Sonntag, Oktober 28, 2007

die räuber


Es reicht.
Jedes Jahr im Frühling, so um die Osterzeit, stiehlt man mir eine meiner Stunden. Ich hasse das.
Da kommt einer daher, immer zur Nachtzeit, und holt sich eine Stunde. Und wenn ich dann aufwache, ist sie weg.
Mein Frühling, mein Sommer, mein Leben ist um eine Stunde kürzer.
Da beginnt die schönste Zeit im Jahr und diese schönste Zeit ist um eine Stunde kürzer. Diese Stunde, die gerade zu jener Zeit so kostbar wäre. Ich hätte diese Stunde gebraucht. Sehr notwendig sogar.
Ich habe diese Stunde schon eingeplant.
Damals, im Frühling. Ich wollte genau in dieser Stunde in der Sonne sitzen. Diese eine Stunde wäre die wunderbarste Stunde des ganzen Sommers geworden. Diese Stunde fehlte mir den ganzen Sommer über.
Der Sommer war um eine ganze Stunde kürzer! Und das gerade bei uns, wo der eh schon so kurz ist. Ich leb’ ja schließlich nicht in Kalifornien sondern im Gebirg’. Da, wo die Sonn’ wegen der hohen Berg' ohnehin weniger lang scheint als anderswo.
Und den ganzen Sommer lang habe ich diese Stunde nicht mehr zurückbekommen. Nicht mal im September habe ich sie zurückbekommen.
Weißt du, wann ich sie zurückbekommen habe? Heute. Ja, heute. Das ist nicht zu glauben, nicht wahr? Aber so ist das. Eine Frechheit ist das. Unfassbar ist das. Heute bekomme ich sie zurück. Mitten in der Nacht. Heute, an diesem grauen Regentag bekomme ich die Stunde zurück.
Ich will diese Stunde nicht! Nicht heute!
Jedes Jahr dasselbe Theater. Jedes Jahr der Ärger. Mir reicht das. Ich will an einem depressiven Spätoktobertag keine Stunde dazu haben. Ich will nicht, dass der Oktober eine Stunde länger dauert. Ich will auch nicht, dass der November eine Stunde länger dauert. Ich will prinzipiell nicht, dass der Winter eine Stunde länger dauert. Das bedeutet eine Stunde länger rinnende Nase, Halskratzen und Frostbeulen.
Ich will diese gestohlene Stunde im Juni wiederhaben. Oder im Juli. Meinetwegen auch im August. Aber nicht Ende Oktober.
Ich werde heute all die Stunden, die man mir gestohlen hat und wieder gebracht hat, vor die Wohnungstür legen. Da haben sich einige angesammelt in all den Jahren. Ein großer Haufen ist das. Morgen früh sollen die kommen und den ganzen Krempel aufladen. Im Juli können sie mir die Stunden bringen. Oder im August. An einem warmen, klaren, sonnigen Tag. Da will ich dann die gestohlenen Stunden alle auf einmal.
An einem Sonntag.
Gleich nach dem Frühstück.

4 Kommentare:

saxana hat gesagt…

Ganz genau, Amadea. Ich willlll das auch so!

saxana hat gesagt…

sbjdcwr

Anonym hat gesagt…

Fliegen Sie mal nach Osten, madame Amadea, ich meine richtig weit. Alle paar Stunden wird einem da eine Stunde geklaut. Und man muß schon noch viel weiter, bis auf den Pazifik hinaus, um die zurückzubekommen. Wer macht das schon? Das ist gemein.

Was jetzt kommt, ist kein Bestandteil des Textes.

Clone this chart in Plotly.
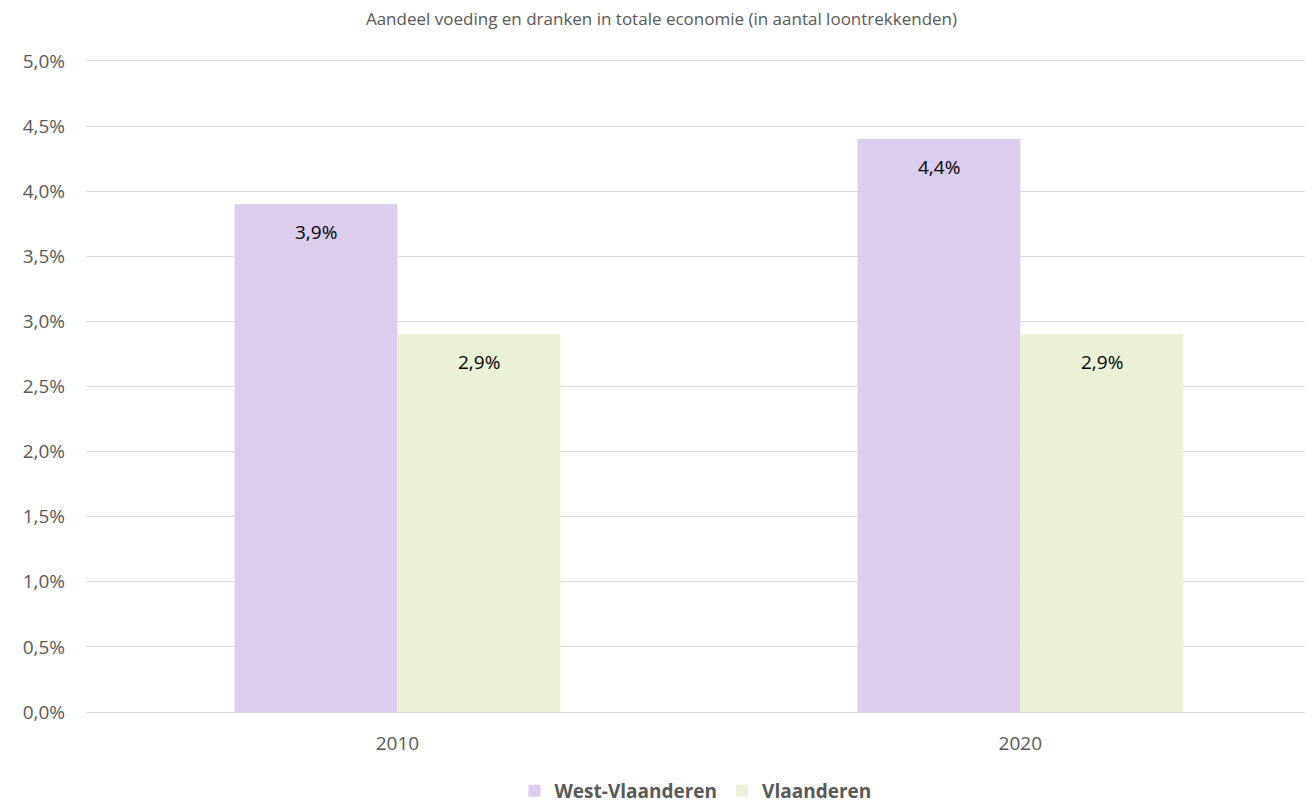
import plotly.graph_objects as go

categories = ["2010", "2020"]
west_vlaanderen = [0.039, 0.044]
vlaanderen = [0.029, 0.029]
series_names = ["West-Vlaanderen", "Vlaanderen"]
title_text = "Aandeel voeding en dranken in totale economie (in aantal loontrekkenden)"

colors = ["#DCCCEE", "#EBF1D7"]
font_family = "Open Sans, Noto Sans, sans-serif"

fig = go.Figure()
for name, vals, col in zip(series_names, [west_vlaanderen, vlaanderen], colors):
    fig.add_trace(go.Bar(
        x=categories, y=vals, name=name, marker=dict(color=col, line=dict(width=0)),
        hoverinfo="skip",
    ))

# data labels inside top of bars
offsets = [-0.131, 0.131]
for off, vals in zip(offsets, [west_vlaanderen, vlaanderen]):
    for i, v in enumerate(vals):
        fig.add_annotation(
            x=i + off, y=v, xref="x", yref="y",
            text=f"{v*100:.1f}%".replace(".", ","),
            showarrow=False, yshift=-28,
            font=dict(size=19, color="#000000", family=font_family),
        )

fig.update_layout(
    width=1307, height=798,
    margin=dict(l=78, r=10, t=49, b=94),
    paper_bgcolor="white", plot_bgcolor="white",
    separators=",.",
    barmode="group", bargap=0.477, bargroupgap=0,
    title=dict(text=title_text, x=0.5, xanchor="center", y=0.986, yanchor="middle",
               font=dict(size=17, color="#595959", family=font_family)),
    font=dict(family=font_family, color="#595959"),
    showlegend=True,
    legend=dict(orientation="h", x=0.5, xanchor="center", yref="container",
                y=0.019, yanchor="middle",
                font=dict(size=19, color="#595959", family=font_family, weight="bold"),
                traceorder="normal"),
)
fig.update_xaxes(
    type="category", range=[-0.5, 1.457], showgrid=False, showline=False,
    ticks="", ticklabelstandoff=18, tickfont=dict(size=19, color="#595959"),
)
fig.update_yaxes(
    range=[0, 0.0503], tickvals=[i * 0.005 for i in range(11)], tickformat=".1%",
    showgrid=True, gridcolor="#D9D9D9", gridwidth=1.3, zeroline=True,
    zerolinecolor="#D9D9D9", zerolinewidth=1.3, showline=False, ticks="",
    ticklabelstandoff=20, tickfont=dict(size=19, color="#595959"),
)

fig.write_html("out.html")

amadea's world hat gesagt…

saxana, und heute war alles wieder so wie immer. Schnee weg. Und die Sonne ganz tief. Und das Licht wunderbar.

t.m. Ich war noch nicht mal im ehemaligen deutschen Osten. Ich will das eh mal machen. Und Russland. Das wär interessant. So viel was man tun will und sehen.